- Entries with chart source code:
>>>

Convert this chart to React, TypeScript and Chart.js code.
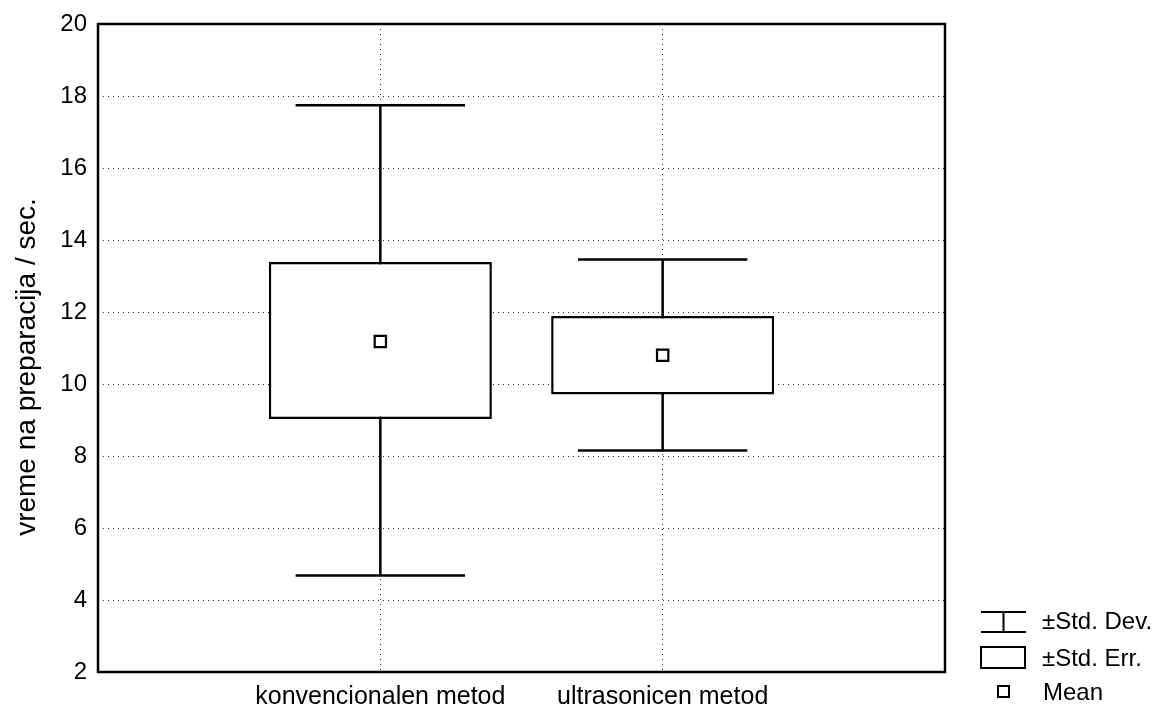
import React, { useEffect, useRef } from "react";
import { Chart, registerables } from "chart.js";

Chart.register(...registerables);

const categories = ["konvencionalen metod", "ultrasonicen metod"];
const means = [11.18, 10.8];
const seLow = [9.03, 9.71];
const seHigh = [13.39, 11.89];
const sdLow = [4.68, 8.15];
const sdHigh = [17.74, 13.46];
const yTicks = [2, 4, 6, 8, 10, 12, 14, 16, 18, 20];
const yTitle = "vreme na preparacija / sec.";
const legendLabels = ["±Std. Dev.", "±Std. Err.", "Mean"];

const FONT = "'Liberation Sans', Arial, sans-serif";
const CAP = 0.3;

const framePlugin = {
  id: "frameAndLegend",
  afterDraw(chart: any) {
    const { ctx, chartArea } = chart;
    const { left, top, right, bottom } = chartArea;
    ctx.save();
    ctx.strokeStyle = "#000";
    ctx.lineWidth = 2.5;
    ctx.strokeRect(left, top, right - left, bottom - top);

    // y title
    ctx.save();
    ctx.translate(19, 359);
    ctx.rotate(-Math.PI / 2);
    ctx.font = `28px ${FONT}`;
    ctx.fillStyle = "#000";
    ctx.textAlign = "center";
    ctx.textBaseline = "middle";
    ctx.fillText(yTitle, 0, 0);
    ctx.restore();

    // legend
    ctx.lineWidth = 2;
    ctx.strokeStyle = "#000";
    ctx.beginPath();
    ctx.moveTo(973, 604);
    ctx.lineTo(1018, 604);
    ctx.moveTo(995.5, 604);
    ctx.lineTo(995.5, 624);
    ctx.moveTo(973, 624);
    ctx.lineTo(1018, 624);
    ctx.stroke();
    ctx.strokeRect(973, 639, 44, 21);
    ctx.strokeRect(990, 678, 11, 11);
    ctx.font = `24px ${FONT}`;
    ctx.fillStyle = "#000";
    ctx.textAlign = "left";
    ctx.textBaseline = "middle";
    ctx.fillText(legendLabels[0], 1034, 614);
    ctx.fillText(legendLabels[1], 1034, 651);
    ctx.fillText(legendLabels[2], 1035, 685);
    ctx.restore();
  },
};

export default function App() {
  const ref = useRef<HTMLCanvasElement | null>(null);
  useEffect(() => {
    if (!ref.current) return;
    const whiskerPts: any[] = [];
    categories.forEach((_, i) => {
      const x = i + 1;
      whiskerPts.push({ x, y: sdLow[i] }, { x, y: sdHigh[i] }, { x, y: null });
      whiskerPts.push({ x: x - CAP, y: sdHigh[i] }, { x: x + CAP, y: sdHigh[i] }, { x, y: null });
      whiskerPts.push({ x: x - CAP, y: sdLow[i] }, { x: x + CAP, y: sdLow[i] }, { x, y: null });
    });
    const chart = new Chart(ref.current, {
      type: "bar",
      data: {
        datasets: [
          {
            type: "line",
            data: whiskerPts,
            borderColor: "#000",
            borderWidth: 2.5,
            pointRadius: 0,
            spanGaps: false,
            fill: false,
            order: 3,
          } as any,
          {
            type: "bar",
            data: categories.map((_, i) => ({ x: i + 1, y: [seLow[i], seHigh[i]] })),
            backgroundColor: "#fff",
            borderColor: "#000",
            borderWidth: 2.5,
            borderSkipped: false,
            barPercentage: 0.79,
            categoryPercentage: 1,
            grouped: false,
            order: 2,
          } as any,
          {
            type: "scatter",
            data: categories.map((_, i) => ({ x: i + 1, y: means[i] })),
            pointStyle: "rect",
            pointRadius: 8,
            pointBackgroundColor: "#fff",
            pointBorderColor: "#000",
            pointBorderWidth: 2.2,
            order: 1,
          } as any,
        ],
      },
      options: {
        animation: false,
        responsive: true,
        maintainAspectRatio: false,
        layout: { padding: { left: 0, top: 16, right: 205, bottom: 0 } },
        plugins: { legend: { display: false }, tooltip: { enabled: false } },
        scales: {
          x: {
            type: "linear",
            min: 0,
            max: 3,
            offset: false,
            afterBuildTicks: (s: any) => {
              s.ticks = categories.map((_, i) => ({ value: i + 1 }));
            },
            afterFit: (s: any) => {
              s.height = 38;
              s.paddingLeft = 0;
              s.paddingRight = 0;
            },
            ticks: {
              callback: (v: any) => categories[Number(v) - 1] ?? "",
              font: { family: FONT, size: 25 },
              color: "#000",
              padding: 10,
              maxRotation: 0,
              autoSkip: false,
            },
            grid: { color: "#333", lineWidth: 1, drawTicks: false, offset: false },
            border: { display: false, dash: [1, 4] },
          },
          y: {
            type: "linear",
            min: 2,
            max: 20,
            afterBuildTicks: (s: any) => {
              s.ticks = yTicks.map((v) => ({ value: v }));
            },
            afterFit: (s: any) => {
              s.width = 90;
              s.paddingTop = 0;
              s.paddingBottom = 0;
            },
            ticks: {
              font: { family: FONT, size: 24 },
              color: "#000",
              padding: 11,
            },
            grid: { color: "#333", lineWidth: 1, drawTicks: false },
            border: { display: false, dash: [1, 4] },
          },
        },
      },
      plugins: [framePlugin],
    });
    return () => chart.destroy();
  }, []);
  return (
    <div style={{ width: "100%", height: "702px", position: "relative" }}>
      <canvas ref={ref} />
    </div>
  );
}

<<<
>>>

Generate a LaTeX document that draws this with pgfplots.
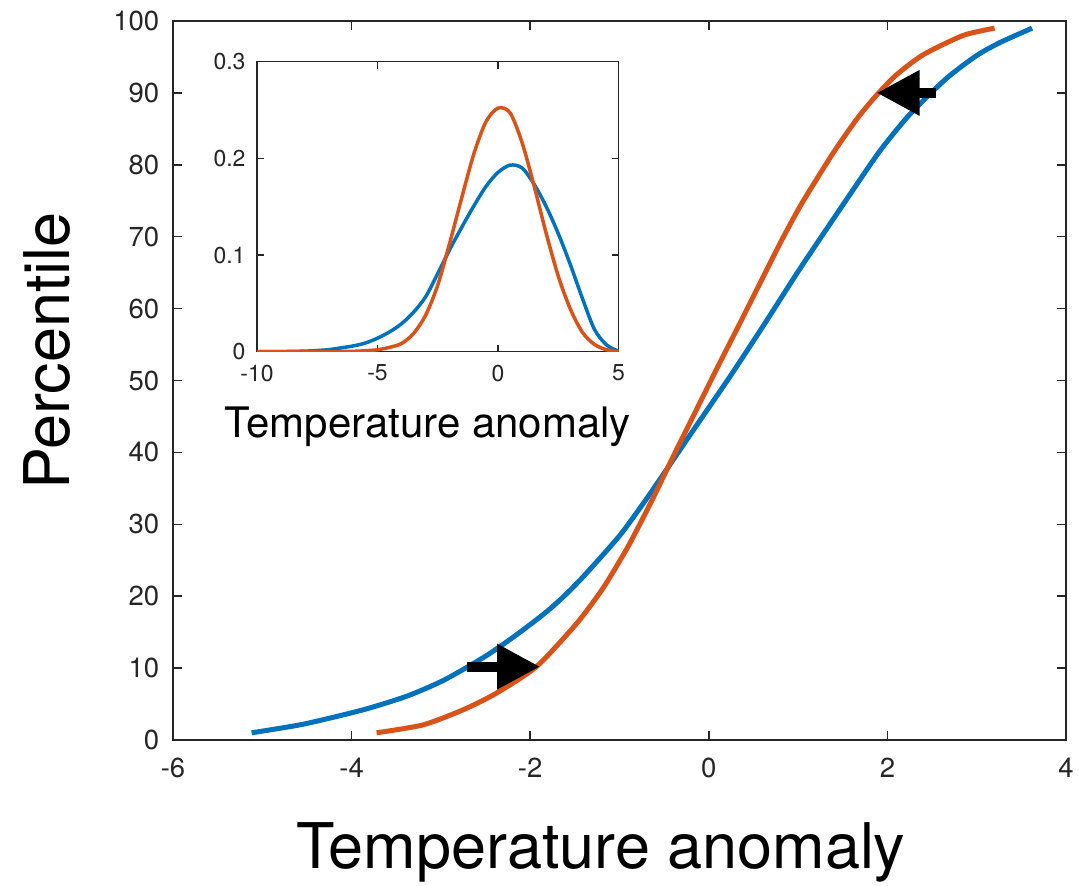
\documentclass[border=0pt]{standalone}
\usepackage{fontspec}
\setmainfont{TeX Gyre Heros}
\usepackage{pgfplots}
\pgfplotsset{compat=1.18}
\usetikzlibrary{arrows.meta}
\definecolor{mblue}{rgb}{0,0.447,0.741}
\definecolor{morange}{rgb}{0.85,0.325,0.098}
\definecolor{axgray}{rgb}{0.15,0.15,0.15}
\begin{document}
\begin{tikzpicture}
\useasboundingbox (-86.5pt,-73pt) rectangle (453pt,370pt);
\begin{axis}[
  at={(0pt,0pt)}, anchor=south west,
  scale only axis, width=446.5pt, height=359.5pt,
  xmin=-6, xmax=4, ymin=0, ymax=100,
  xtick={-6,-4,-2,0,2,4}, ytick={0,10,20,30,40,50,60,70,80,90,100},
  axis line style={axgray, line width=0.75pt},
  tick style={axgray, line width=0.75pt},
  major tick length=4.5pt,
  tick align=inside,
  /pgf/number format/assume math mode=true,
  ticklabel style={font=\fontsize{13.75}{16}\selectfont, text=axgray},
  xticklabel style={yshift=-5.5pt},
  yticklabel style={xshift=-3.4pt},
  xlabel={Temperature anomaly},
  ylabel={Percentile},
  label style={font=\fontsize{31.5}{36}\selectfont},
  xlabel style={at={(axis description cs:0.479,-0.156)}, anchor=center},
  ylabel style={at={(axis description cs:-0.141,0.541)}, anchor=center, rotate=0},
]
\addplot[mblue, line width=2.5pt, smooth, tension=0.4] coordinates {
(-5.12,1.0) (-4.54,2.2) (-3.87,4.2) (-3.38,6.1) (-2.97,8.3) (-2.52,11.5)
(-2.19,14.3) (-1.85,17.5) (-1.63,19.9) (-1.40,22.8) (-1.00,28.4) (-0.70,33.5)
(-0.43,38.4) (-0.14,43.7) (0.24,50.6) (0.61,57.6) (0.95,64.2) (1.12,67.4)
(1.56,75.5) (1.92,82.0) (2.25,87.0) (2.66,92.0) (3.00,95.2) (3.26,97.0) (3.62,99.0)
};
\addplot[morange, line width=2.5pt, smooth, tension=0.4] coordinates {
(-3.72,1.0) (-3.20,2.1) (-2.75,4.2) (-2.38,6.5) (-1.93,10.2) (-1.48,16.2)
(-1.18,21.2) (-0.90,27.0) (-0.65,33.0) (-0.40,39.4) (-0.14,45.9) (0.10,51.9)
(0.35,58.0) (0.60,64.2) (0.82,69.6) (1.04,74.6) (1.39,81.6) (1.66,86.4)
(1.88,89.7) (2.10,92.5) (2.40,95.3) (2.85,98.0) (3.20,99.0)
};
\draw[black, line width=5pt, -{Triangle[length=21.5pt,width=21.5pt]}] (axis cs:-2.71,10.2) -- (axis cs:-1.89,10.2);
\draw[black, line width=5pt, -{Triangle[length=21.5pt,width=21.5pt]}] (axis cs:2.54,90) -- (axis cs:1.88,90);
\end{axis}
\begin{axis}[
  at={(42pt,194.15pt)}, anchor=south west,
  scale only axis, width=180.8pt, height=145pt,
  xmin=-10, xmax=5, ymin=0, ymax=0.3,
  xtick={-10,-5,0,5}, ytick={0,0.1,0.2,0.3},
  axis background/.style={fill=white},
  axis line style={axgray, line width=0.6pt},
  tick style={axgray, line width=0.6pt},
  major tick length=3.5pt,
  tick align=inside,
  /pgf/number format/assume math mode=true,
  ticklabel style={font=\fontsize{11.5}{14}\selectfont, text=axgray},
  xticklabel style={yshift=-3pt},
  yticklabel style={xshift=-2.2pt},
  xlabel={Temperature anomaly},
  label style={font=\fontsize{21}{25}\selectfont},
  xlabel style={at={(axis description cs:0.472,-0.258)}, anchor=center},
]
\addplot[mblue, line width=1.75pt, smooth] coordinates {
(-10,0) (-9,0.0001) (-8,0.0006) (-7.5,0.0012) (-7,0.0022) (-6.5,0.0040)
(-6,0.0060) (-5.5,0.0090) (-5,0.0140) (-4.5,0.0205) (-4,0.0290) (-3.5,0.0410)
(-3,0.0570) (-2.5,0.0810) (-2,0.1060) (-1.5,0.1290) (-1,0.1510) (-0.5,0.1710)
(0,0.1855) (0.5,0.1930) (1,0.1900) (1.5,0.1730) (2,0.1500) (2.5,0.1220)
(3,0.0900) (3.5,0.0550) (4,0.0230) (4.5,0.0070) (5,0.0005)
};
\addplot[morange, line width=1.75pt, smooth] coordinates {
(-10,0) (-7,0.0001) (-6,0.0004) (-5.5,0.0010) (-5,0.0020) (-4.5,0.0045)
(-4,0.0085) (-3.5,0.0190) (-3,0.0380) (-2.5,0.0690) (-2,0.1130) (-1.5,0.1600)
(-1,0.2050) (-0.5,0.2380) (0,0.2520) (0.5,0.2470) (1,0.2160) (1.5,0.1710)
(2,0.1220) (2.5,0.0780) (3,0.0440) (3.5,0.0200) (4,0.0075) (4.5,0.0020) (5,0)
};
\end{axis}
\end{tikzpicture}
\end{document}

<<<
>>>

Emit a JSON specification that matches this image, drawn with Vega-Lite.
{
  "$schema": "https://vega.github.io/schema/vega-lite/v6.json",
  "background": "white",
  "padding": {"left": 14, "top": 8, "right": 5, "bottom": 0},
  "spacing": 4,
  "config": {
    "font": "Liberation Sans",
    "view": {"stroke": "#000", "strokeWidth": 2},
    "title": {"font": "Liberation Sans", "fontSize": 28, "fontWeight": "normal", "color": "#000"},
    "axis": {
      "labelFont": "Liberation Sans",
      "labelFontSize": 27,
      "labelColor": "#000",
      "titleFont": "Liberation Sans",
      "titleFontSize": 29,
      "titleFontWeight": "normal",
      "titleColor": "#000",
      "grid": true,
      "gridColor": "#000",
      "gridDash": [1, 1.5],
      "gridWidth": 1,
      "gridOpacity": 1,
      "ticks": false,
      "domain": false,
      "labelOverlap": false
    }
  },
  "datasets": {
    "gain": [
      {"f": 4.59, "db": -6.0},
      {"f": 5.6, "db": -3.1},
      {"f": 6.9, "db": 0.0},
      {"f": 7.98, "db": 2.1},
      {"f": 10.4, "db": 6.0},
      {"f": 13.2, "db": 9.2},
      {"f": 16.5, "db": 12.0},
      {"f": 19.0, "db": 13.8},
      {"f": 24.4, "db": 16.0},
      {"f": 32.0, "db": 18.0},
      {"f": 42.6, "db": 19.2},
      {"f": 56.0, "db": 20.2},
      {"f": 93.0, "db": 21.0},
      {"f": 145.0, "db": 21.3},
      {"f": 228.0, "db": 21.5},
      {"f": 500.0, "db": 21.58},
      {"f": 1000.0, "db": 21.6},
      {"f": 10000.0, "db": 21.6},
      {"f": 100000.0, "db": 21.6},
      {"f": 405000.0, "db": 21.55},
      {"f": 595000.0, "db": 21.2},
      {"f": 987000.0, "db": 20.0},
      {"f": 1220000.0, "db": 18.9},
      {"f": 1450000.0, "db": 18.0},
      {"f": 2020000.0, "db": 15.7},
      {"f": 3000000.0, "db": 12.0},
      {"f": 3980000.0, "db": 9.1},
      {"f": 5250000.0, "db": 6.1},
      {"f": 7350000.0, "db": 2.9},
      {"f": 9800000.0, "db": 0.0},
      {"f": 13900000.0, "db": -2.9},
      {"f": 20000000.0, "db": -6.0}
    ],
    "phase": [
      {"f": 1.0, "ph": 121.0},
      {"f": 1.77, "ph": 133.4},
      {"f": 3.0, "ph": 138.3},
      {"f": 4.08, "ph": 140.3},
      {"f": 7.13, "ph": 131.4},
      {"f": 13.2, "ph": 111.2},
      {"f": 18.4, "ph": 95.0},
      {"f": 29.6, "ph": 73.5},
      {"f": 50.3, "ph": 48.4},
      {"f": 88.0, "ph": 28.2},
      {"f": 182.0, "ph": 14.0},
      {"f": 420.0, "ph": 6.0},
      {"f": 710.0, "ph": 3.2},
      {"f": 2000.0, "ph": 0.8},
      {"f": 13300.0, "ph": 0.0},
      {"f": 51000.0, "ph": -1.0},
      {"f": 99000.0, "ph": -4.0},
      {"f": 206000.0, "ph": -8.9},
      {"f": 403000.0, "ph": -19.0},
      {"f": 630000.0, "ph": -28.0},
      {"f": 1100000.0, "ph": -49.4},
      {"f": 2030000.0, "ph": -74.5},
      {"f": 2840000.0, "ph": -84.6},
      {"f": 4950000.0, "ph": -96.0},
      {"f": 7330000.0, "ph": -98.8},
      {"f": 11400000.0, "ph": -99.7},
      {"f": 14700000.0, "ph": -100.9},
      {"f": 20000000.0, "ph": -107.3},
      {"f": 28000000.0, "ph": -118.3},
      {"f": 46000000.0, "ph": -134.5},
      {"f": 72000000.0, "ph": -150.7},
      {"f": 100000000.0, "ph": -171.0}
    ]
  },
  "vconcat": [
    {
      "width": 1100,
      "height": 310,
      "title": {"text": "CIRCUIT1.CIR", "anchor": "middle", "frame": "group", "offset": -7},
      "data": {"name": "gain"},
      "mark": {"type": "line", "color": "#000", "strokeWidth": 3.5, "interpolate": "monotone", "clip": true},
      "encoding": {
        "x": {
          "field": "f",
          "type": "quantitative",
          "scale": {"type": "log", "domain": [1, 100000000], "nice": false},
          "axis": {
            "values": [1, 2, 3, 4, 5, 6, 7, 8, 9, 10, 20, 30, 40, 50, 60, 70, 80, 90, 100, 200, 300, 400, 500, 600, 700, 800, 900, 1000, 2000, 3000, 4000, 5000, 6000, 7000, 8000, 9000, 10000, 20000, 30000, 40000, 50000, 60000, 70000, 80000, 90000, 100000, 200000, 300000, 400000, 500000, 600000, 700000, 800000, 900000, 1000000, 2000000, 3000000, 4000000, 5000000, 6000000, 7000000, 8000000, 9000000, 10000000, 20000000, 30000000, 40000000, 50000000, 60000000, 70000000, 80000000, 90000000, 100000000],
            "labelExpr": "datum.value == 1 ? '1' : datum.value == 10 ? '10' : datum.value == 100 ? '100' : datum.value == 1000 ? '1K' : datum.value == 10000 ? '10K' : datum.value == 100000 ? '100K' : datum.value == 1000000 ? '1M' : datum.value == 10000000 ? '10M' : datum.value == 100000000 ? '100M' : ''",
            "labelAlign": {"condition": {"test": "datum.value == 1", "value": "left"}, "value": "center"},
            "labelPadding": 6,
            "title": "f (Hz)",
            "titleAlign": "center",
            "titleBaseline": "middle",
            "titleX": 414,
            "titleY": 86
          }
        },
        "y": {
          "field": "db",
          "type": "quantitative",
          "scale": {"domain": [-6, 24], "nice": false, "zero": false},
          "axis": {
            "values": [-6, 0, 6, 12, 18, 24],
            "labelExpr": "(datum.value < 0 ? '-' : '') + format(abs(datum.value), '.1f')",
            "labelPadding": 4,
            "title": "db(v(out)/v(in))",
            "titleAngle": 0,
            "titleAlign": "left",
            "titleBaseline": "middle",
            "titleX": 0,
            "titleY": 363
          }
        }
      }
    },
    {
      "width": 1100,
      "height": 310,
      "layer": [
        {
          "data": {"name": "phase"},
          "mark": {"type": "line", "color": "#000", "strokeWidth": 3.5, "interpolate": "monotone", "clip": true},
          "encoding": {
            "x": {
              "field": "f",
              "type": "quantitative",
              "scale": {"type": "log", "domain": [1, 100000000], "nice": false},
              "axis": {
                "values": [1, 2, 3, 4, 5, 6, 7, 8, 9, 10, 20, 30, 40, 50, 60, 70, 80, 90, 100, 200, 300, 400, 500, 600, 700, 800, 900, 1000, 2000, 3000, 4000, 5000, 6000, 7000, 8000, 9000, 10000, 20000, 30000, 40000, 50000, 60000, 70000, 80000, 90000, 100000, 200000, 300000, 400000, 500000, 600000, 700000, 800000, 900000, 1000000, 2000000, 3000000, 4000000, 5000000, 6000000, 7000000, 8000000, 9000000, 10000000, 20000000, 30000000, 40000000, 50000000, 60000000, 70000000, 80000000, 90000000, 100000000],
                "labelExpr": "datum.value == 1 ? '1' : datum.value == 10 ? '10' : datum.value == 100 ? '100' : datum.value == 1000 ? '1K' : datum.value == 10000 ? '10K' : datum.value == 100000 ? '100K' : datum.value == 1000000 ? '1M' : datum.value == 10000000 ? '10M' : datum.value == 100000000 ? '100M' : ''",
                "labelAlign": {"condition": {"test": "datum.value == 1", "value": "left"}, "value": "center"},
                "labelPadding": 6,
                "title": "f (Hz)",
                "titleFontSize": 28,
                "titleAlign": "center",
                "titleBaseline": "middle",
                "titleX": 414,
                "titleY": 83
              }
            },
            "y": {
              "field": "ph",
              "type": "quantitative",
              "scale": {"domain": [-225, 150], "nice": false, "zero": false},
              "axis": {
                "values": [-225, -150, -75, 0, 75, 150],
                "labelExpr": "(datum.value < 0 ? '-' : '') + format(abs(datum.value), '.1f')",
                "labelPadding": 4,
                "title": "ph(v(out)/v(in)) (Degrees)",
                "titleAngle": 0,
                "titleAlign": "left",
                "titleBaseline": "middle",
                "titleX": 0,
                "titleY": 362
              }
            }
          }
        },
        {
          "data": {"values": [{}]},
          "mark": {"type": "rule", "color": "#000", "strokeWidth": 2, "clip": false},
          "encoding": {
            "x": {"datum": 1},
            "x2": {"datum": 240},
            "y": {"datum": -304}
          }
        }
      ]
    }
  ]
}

<<<

Begin with the line where "Convert this chart" appears and end with the line where "Chart.register(...registerables);" appears. Copy only that stretch, exactly, with no pictures.

- SOLUTION TO THE PROBLEM:
Convert this chart to React, TypeScript and Chart.js code.
import React, { useEffect, useRef } from "react";
import { Chart, registerables } from "chart.js";

Chart.register(...registerables);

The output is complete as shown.